### Data excerpt
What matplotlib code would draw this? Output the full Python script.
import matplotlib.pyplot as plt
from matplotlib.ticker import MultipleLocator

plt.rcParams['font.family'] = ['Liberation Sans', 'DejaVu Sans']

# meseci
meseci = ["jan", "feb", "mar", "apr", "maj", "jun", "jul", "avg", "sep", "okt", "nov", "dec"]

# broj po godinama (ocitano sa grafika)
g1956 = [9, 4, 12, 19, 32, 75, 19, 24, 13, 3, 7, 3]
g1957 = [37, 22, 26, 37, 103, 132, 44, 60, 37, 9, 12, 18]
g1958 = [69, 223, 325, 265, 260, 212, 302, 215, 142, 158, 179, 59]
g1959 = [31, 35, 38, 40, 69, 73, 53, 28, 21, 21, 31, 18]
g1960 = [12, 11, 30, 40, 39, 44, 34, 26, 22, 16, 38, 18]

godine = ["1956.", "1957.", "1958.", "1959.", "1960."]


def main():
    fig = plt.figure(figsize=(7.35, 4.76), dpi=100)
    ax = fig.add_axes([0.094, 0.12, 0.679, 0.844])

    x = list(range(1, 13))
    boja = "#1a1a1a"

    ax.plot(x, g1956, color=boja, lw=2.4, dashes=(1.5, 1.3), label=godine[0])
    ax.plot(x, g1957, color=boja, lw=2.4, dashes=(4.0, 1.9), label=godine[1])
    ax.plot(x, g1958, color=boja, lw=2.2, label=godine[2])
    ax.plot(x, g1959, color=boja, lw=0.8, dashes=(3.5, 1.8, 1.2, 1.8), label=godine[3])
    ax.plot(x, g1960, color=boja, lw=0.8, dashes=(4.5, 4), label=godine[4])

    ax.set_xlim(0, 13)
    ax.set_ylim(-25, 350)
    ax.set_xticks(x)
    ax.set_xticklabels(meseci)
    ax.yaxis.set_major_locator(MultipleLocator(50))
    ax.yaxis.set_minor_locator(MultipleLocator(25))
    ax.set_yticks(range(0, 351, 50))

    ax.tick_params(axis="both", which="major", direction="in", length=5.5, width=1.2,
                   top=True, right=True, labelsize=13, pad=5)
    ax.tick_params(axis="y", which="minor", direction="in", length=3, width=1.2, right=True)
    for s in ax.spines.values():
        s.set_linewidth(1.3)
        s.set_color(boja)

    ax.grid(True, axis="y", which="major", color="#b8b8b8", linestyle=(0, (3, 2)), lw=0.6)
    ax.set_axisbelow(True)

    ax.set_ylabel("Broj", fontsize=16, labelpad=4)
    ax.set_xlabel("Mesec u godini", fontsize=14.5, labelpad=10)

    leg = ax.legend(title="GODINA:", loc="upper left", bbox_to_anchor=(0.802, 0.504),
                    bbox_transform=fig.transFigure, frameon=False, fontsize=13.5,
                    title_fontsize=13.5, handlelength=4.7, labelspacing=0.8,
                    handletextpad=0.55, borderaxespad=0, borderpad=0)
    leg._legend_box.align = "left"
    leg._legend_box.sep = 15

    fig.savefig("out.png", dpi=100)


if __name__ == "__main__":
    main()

### Written exercise
Please quote the data above in full, with no line missing.

### Problem solution
What matplotlib code would draw this? Output the full Python script.
import matplotlib.pyplot as plt
from matplotlib.ticker import MultipleLocator

plt.rcParams['font.family'] = ['Liberation Sans', 'DejaVu Sans']

# meseci
meseci = ["jan", "feb", "mar", "apr", "maj", "jun", "jul", "avg", "sep", "okt", "nov", "dec"]

# broj po godinama (ocitano sa grafika)
g1956 = [9, 4, 12, 19, 32, 75, 19, 24, 13, 3, 7, 3]
g1957 = [37, 22, 26, 37, 103, 132, 44, 60, 37, 9, 12, 18]
g1958 = [69, 223, 325, 265, 260, 212, 302, 215, 142, 158, 179, 59]
g1959 = [31, 35, 38, 40, 69, 73, 53, 28, 21, 21, 31, 18]
g1960 = [12, 11, 30, 40, 39, 44, 34, 26, 22, 16, 38, 18]

godine = ["1956.", "1957.", "1958.", "1959.", "1960."]


def main():
    fig = plt.figure(figsize=(7.35, 4.76), dpi=100)
    ax = fig.add_axes([0.094, 0.12, 0.679, 0.844])

    x = list(range(1, 13))
    boja = "#1a1a1a"

    ax.plot(x, g1956, color=boja, lw=2.4, dashes=(1.5, 1.3), label=godine[0])
    ax.plot(x, g1957, color=boja, lw=2.4, dashes=(4.0, 1.9), label=godine[1])
    ax.plot(x, g1958, color=boja, lw=2.2, label=godine[2])
    ax.plot(x, g1959, color=boja, lw=0.8, dashes=(3.5, 1.8, 1.2, 1.8), label=godine[3])
    ax.plot(x, g1960, color=boja, lw=0.8, dashes=(4.5, 4), label=godine[4])

    ax.set_xlim(0, 13)
    ax.set_ylim(-25, 350)
    ax.set_xticks(x)
    ax.set_xticklabels(meseci)
    ax.yaxis.set_major_locator(MultipleLocator(50))
    ax.yaxis.set_minor_locator(MultipleLocator(25))
    ax.set_yticks(range(0, 351, 50))

    ax.tick_params(axis="both", which="major", direction="in", length=5.5, width=1.2,
                   top=True, right=True, labelsize=13, pad=5)
    ax.tick_params(axis="y", which="minor", direction="in", length=3, width=1.2, right=True)
    for s in ax.spines.values():
        s.set_linewidth(1.3)
        s.set_color(boja)

    ax.grid(True, axis="y", which="major", color="#b8b8b8", linestyle=(0, (3, 2)), lw=0.6)
    ax.set_axisbelow(True)

    ax.set_ylabel("Broj", fontsize=16, labelpad=4)
    ax.set_xlabel("Mesec u godini", fontsize=14.5, labelpad=10)

    leg = ax.legend(title="GODINA:", loc="upper left", bbox_to_anchor=(0.802, 0.504),
                    bbox_transform=fig.transFigure, frameon=False, fontsize=13.5,
                    title_fontsize=13.5, handlelength=4.7, labelspacing=0.8,
                    handletextpad=0.55, borderaxespad=0, borderpad=0)
    leg._legend_box.align = "left"
    leg._legend_box.sep = 15

    fig.savefig("out.png", dpi=100)


if __name__ == "__main__":
    main()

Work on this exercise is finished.